Pop, dalam kesempatan itu, juga mengatakan sesuatu yang lebih penting daripada sekadar memenangkan kejuaraan. Saya kutip lengkap dalam bahasa Inggris dari tulisan Dave Zirin di The Nation:

“Win the championship? I don’t know, but it’s not a priority in my life. I’d be much happier if I knew that my players were going to make society better, who had good families and who took care of the people around them. I’d get more satisfaction out of that than a title. I would love to win another championship, and we’ll work our butts off to try and do that. But we have to want more than success in our jobs. That’s why we’re here. We’re here so you’ll understand that you can overcome obstacles by being prepared and if you educate the hell out of yourself. If you become respectful, disciplined people in this world, you can fight anything. If you join with each other and you believe in yourself and each other, that’s what matters. That’s what we want to relay to you all: that we believe that about you or we wouldn’t be here.”

Intinya, Pop mengatakan bahwa memenangkan kejuaraan itu memang hal penting. Akan tetapi, lebih daripada itu ia ingin pemain-pemainnya menjadi manusia berguna di masyarakat. Ia berharap pemain-pemain yang pernah ia asuh, sebut saja Tim Duncan atau Kawhi Leonard, menjadi pribadi yang bisa memperbaiki hal-hal salah di masyarakat. Setidaknya jika tidak bisa melakukannya sendiri, mereka harus mau belajar untuk bergabung bersama masyarakat lainnya mengentaskan permasalahan yang ada.

Bayangkan, andai orang-orang Indonesia mau mengenal basket, termasuk Gregg Popovich di dalamnya, mungkin permasalahan di awal tadi bisa teratasi. Orang-orang Indonesia perlu mengadopsi semangat yang sama untuk mengentaskan permasalahan di negaranya sendiri. Mereka perlu berpikir, ketimbang menebar kebencian ternyata ada hal-hal positif lain yang bisa dilakukan. Karena berbeda bukan berarti buruk. Kematangan dalam budaya, menurut pakar-pakar komunikasi, ditandai dengan toleransi atas perbedaan. Dan mengutuk orang lain karena mereka berbeda adalah tanda kebebalan dan kecongkakan.
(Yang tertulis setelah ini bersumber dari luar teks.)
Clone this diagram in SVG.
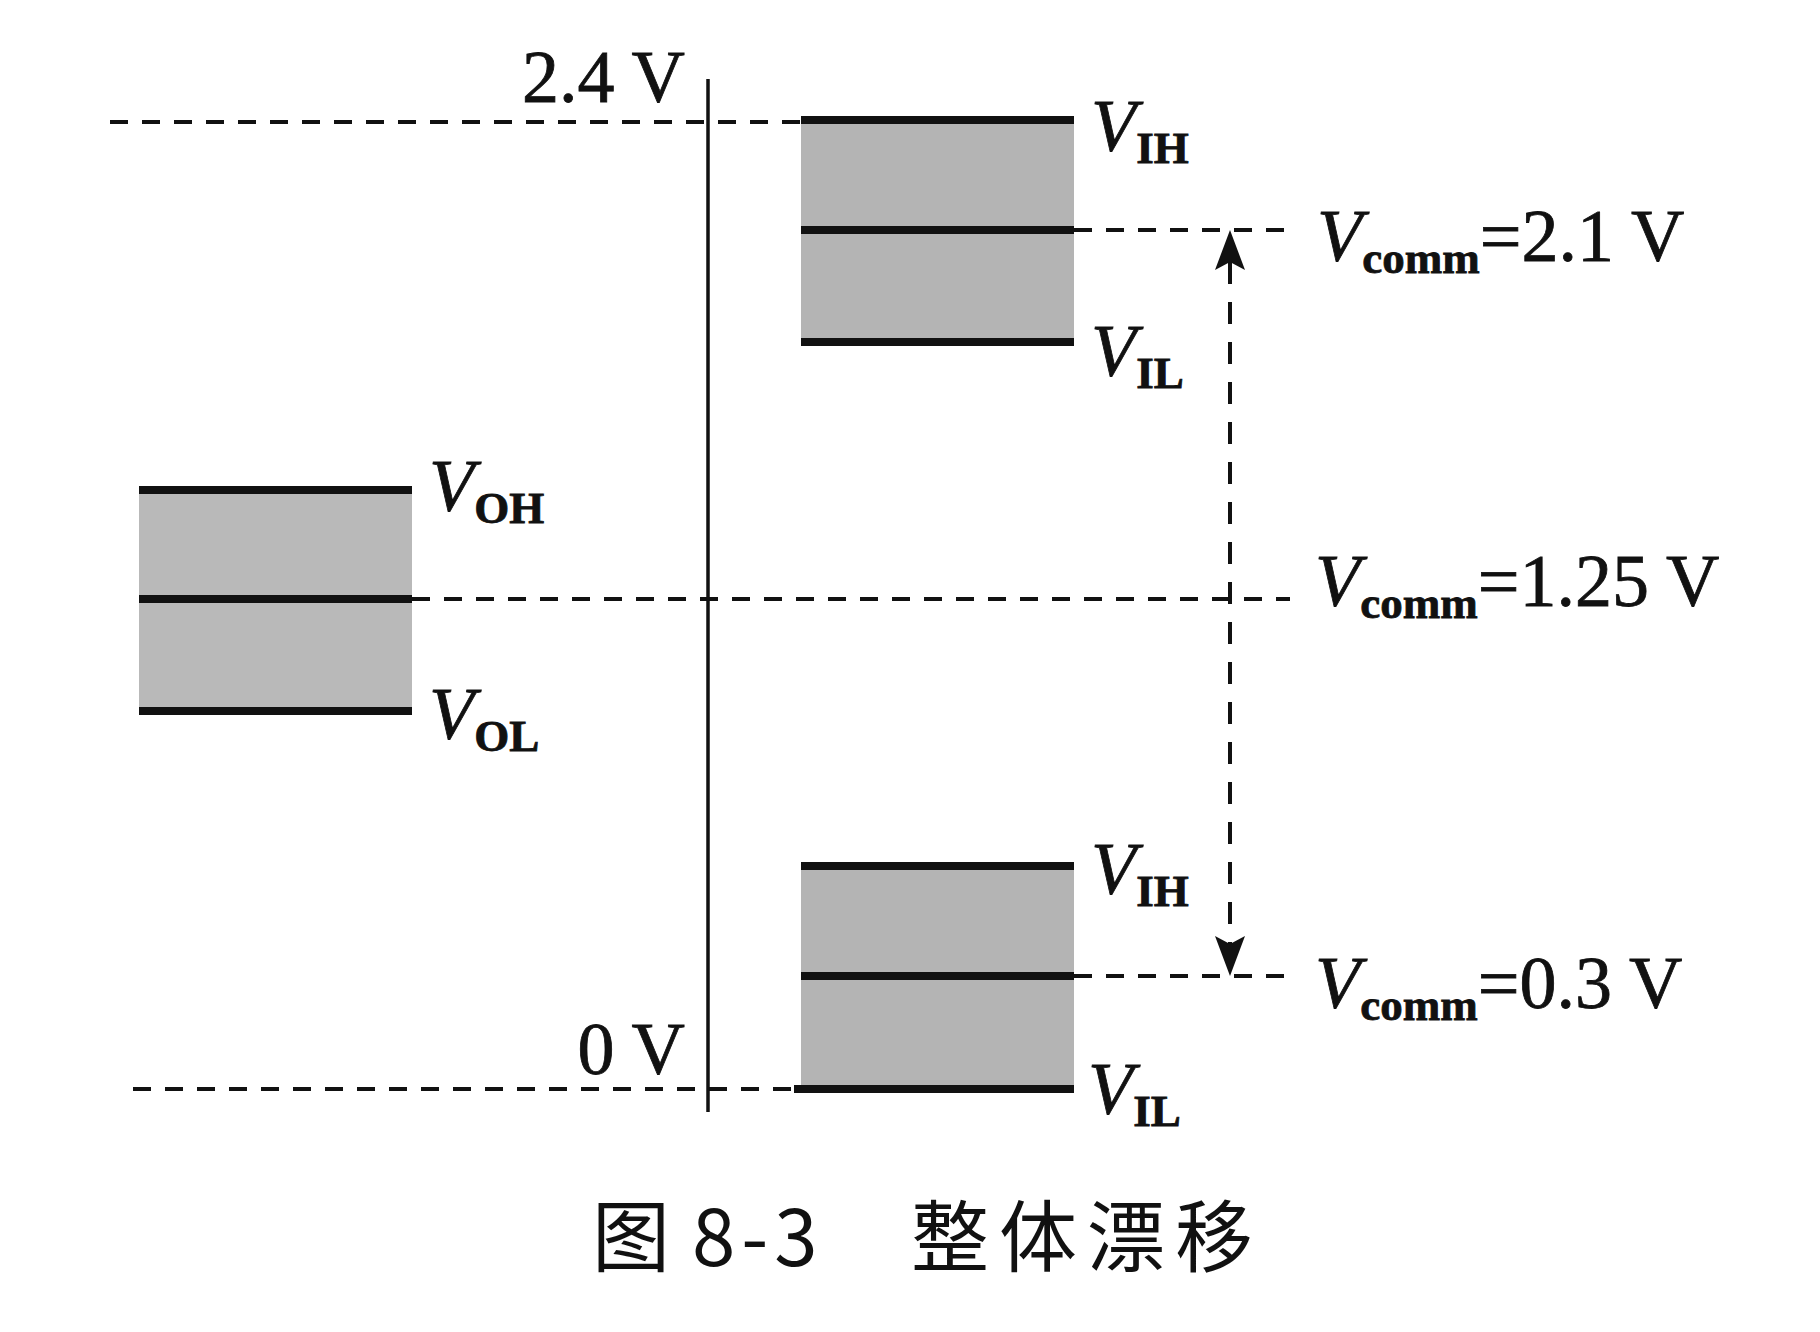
<svg xmlns="http://www.w3.org/2000/svg" width="1820" height="1332" viewBox="0 0 1820 1332">
<style>
.bg{fill:#ffffff}
.fill{fill:#b9b9b9}
.fill2{fill:#b4b4b4}
.thick{stroke:#111;stroke-width:8;fill:none}
.axis{stroke:#111;stroke-width:3.5;fill:none}
.dash{stroke:#111;stroke-width:4;fill:none;stroke-dasharray:18 14}
.vdash{stroke:#111;stroke-width:4;fill:none;stroke-dasharray:22 18}
.head{fill:#111}
.v{font-family:"Liberation Serif","Times New Roman",serif;font-size:74px;font-style:italic;fill:#111;stroke:#111;stroke-width:0.8}
.sub{font-family:"Liberation Serif","Times New Roman",serif;font-size:45px;font-style:normal;font-weight:bold}
.rest{font-style:normal;font-size:74px;font-weight:normal}
.num{font-family:"Liberation Serif","Times New Roman",serif;font-size:74px;fill:#111;stroke:#111;stroke-width:0.8}
.cap{font-family:"Noto Sans CJK SC","Noto Sans",sans-serif;font-size:78px;fill:#111}
</style>
<rect class="bg" x="0" y="0" width="1820" height="1332"/>

<g id="connectors">
  <line class="dash" x1="110" y1="122" x2="801" y2="122"/>
  <line class="dash" x1="1074" y1="230" x2="1290" y2="230"/>
  <line class="dash" x1="412" y1="599" x2="1290" y2="599"/>
  <line class="dash" x1="1074" y1="976" x2="1290" y2="976"/>
  <line class="dash" x1="133" y1="1089" x2="801" y2="1089"/>
  <line class="vdash" x1="1230" y1="262" x2="1230" y2="944"/>
  <path class="head" d="M1230,230 L1245,270 L1230,262 L1215,270 Z"/>
  <path class="head" d="M1230,976 L1245,936 L1230,944 L1215,936 Z"/>
</g>

<g id="axis">
  <line class="axis" x1="708" y1="79" x2="708" y2="1112"/>
  <text class="num" x="685" y="102" text-anchor="end">2.4 V</text>
  <text class="num" x="685" y="1074" text-anchor="end">0 V</text>
</g>

<g id="box-top">
  <rect class="fill2" x="801" y="120" width="273" height="222"/>
  <line class="thick" x1="801" y1="120" x2="1074" y2="120"/>
  <line class="thick" x1="801" y1="230" x2="1074" y2="230"/>
  <line class="thick" x1="801" y1="342" x2="1074" y2="342"/>
  <text class="v" x="1091" y="151">V<tspan class="sub" dy="12">IH</tspan></text>
  <text class="v" x="1091" y="376">V<tspan class="sub" dy="12">IL</tspan></text>
</g>

<g id="box-left">
  <rect class="fill" x="139" y="490" width="273" height="221"/>
  <line class="thick" x1="139" y1="490" x2="412" y2="490"/>
  <line class="thick" x1="139" y1="599" x2="412" y2="599"/>
  <line class="thick" x1="139" y1="711" x2="412" y2="711"/>
  <text class="v" x="429" y="511">V<tspan class="sub" dy="12">OH</tspan></text>
  <text class="v" x="429" y="739">V<tspan class="sub" dy="12">OL</tspan></text>
</g>

<g id="box-bottom">
  <rect class="fill2" x="801" y="866" width="273" height="223"/>
  <line class="thick" x1="801" y1="866" x2="1074" y2="866"/>
  <line class="thick" x1="801" y1="976" x2="1074" y2="976"/>
  <line class="thick" x1="794" y1="1089" x2="1074" y2="1089"/>
  <text class="v" x="1091" y="894">V<tspan class="sub" dy="12">IH</tspan></text>
  <text class="v" x="1088" y="1114">V<tspan class="sub" dy="12">IL</tspan></text>
</g>

<g id="labels">
  <text class="v" x="1317" y="261">V<tspan class="sub" dy="12">comm</tspan><tspan class="rest" dy="-12">=2.1 V</tspan></text>
  <text class="v" x="1315" y="606">V<tspan class="sub" dy="12">comm</tspan><tspan class="rest" dy="-12">=1.25 V</tspan></text>
  <text class="v" x="1315" y="1008">V<tspan class="sub" dy="12">comm</tspan><tspan class="rest" dy="-12">=0.3 V</tspan></text>
</g>

<g id="caption">
  <text class="cap" y="1266"><tspan x="592">图</tspan> <tspan x="692" letter-spacing="6">8-3</tspan> <tspan x="911" letter-spacing="10">整体漂移</tspan></text>
</g>
</svg>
Maka sudahi saja, perdebatan-perdebatan tanpa ujung itu. Sudahi saling serang dan saling tuduh. Sudahi semangat-semangat negatif anti-toleransi itu. Biarkan Indonesia berserta orang-orang di dalamnya merdeka dalam memilih kepercayaan. Biarkan orang-orang beribadah dengan baik dan benar selama masih dalam koridor hukum yang jelas. Isu-isu SARA belakangan ini hanya melemahkan apa yang telah kita bangun sebelumnya tentang persatuan dan kesatuan. Mari mengenal basket dan mengadopsi hal-hal positif di dalamnya!